This invention relates generally to optical systems, and has particular reference to a novel optical system for illuminated viewing instruments. More specifically, the optical system of the invention is adapted for use in electrically illuminated diagnostic instruments such as ophthalmoscopes and the like.
In illuminated diagnostic instruments used in the examination of restricted body passages or other small openings, it has always been difficult to construct the instrument so that the viewer's line of sight substantially coincides with the beam of light emitted by the instrument. This has been particularly true of eye instruments such as ophthalmoscopes where the pupil provides the only natural opening through which the interior of the eye can be observed.
Even when dilated, the pupil is still a relatively small opening and there are many times when the fundus of the eye must be examined but dilation is not possible. Thus, the eye can only be dilated with caution when the patient is on medication for glaucoma, or when the patient is a baby or small child, and in certain other situations such as an emergency when time may not permit dilation. As will be readily understood, if there is anything more than a small angular displacement between the light beam and viewer's sight line, the viewer will not be able to look at the center of the area being illuminated.

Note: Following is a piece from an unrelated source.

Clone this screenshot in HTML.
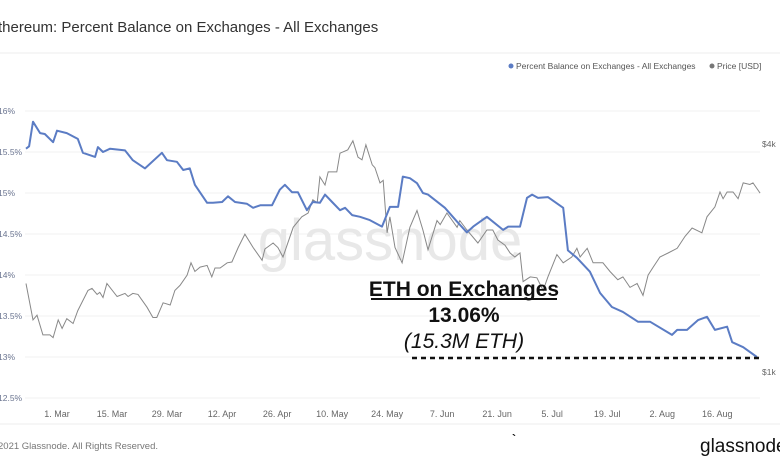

Heretofore, the optical systems of ophthalmoscopes utilized a prism for changing the direction of the illuminating beam from axial with respect to the instrument to normal so that it can be projected outwardly into the patient's eye. This is necessary in this type of instrument since it is not practical to try to mount the light source in the upper part of the instrument in line with the patient's eye. Since the viewer cannot see through the prism, his line of sight must be just over its top and this means that the light from the light source must be made to emerge from the prism as close to the top as possible so that it almost coincides with the line of sight. This requires a precision prism, and even in the most precise instruments the optimum condition of having the line of sight and light beam coincide can never be attained.
At the present time, most ophthalmoscopes utilize a first surface mirror rather than a prism for changing the direction of the illuminating beam. In the majority of instrument designs this has reduced the angular displacement between the light beam and viewer's sight line but a further reduction is still needed, particularly when the pupil cannot be dilated. With the mirrors in present use, the viewer's line of sight still must be over the top.